--- Task goal ---
Copy out all the records exactly.

Figure scripts
>>>>>
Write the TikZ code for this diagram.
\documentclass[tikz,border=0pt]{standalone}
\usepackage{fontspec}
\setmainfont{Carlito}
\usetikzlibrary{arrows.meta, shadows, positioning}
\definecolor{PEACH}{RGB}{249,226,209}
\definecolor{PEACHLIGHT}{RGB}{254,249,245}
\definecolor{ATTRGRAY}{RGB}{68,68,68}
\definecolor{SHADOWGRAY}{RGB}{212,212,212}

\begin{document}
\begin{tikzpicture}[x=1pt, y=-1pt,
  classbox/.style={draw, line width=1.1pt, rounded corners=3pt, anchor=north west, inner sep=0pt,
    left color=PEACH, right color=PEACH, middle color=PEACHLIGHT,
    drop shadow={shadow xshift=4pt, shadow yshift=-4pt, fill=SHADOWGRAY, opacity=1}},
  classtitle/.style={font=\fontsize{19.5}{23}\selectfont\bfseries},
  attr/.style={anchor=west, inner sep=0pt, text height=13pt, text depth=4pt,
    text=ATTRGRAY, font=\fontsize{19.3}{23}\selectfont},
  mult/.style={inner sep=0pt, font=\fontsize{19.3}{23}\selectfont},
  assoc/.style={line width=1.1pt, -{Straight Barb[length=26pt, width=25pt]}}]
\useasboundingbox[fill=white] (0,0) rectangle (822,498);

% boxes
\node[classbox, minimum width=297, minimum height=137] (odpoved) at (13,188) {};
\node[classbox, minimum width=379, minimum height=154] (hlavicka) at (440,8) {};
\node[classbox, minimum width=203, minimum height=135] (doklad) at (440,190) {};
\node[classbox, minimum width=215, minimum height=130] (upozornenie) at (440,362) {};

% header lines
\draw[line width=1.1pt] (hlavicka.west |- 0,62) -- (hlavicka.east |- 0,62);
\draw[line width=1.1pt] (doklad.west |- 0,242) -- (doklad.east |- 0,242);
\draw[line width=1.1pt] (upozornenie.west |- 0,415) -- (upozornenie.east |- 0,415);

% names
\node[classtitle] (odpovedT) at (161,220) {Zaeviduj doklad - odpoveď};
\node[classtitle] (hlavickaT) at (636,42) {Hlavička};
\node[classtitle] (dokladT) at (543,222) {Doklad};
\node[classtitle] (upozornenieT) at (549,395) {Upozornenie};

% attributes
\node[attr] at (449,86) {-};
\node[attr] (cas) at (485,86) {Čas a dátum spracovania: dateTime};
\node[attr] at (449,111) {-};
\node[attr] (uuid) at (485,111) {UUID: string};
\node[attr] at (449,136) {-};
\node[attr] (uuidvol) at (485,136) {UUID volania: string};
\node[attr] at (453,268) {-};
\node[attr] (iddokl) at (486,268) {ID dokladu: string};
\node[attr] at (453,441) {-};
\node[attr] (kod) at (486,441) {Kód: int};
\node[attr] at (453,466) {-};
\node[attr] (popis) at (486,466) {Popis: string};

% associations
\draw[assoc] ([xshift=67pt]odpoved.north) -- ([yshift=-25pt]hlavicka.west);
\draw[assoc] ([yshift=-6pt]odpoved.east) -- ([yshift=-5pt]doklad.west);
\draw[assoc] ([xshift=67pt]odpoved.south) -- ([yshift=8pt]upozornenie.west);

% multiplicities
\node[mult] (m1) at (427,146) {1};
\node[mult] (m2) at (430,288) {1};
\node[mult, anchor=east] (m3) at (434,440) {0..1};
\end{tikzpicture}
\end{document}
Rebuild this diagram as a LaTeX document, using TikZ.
<<<<<
--- Reply to the exercise ---
Write the TikZ code for this diagram.
\documentclass[tikz,border=0pt]{standalone}
\usepackage{fontspec}
\setmainfont{Carlito}
\usetikzlibrary{arrows.meta, shadows, positioning}
\definecolor{PEACH}{RGB}{249,226,209}
\definecolor{PEACHLIGHT}{RGB}{254,249,245}
\definecolor{ATTRGRAY}{RGB}{68,68,68}
\definecolor{SHADOWGRAY}{RGB}{212,212,212}

\begin{document}
\begin{tikzpicture}[x=1pt, y=-1pt,
  classbox/.style={draw, line width=1.1pt, rounded corners=3pt, anchor=north west, inner sep=0pt,
    left color=PEACH, right color=PEACH, middle color=PEACHLIGHT,
    drop shadow={shadow xshift=4pt, shadow yshift=-4pt, fill=SHADOWGRAY, opacity=1}},
  classtitle/.style={font=\fontsize{19.5}{23}\selectfont\bfseries},
  attr/.style={anchor=west, inner sep=0pt, text height=13pt, text depth=4pt,
    text=ATTRGRAY, font=\fontsize{19.3}{23}\selectfont},
  mult/.style={inner sep=0pt, font=\fontsize{19.3}{23}\selectfont},
  assoc/.style={line width=1.1pt, -{Straight Barb[length=26pt, width=25pt]}}]
\useasboundingbox[fill=white] (0,0) rectangle (822,498);

% boxes
\node[classbox, minimum width=297, minimum height=137] (odpoved) at (13,188) {};
\node[classbox, minimum width=379, minimum height=154] (hlavicka) at (440,8) {};
\node[classbox, minimum width=203, minimum height=135] (doklad) at (440,190) {};
\node[classbox, minimum width=215, minimum height=130] (upozornenie) at (440,362) {};

% header lines
\draw[line width=1.1pt] (hlavicka.west |- 0,62) -- (hlavicka.east |- 0,62);
\draw[line width=1.1pt] (doklad.west |- 0,242) -- (doklad.east |- 0,242);
\draw[line width=1.1pt] (upozornenie.west |- 0,415) -- (upozornenie.east |- 0,415);

% names
\node[classtitle] (odpovedT) at (161,220) {Zaeviduj doklad - odpoveď};
\node[classtitle] (hlavickaT) at (636,42) {Hlavička};
\node[classtitle] (dokladT) at (543,222) {Doklad};
\node[classtitle] (upozornenieT) at (549,395) {Upozornenie};

% attributes
\node[attr] at (449,86) {-};
\node[attr] (cas) at (485,86) {Čas a dátum spracovania: dateTime};
\node[attr] at (449,111) {-};
\node[attr] (uuid) at (485,111) {UUID: string};
\node[attr] at (449,136) {-};
\node[attr] (uuidvol) at (485,136) {UUID volania: string};
\node[attr] at (453,268) {-};
\node[attr] (iddokl) at (486,268) {ID dokladu: string};
\node[attr] at (453,441) {-};
\node[attr] (kod) at (486,441) {Kód: int};
\node[attr] at (453,466) {-};
\node[attr] (popis) at (486,466) {Popis: string};

% associations
\draw[assoc] ([xshift=67pt]odpoved.north) -- ([yshift=-25pt]hlavicka.west);
\draw[assoc] ([yshift=-6pt]odpoved.east) -- ([yshift=-5pt]doklad.west);
\draw[assoc] ([xshift=67pt]odpoved.south) -- ([yshift=8pt]upozornenie.west);

% multiplicities
\node[mult] (m1) at (427,146) {1};
\node[mult] (m2) at (430,288) {1};
\node[mult, anchor=east] (m3) at (434,440) {0..1};
\end{tikzpicture}
\end{document}
Rebuild this diagram as a LaTeX document, using TikZ.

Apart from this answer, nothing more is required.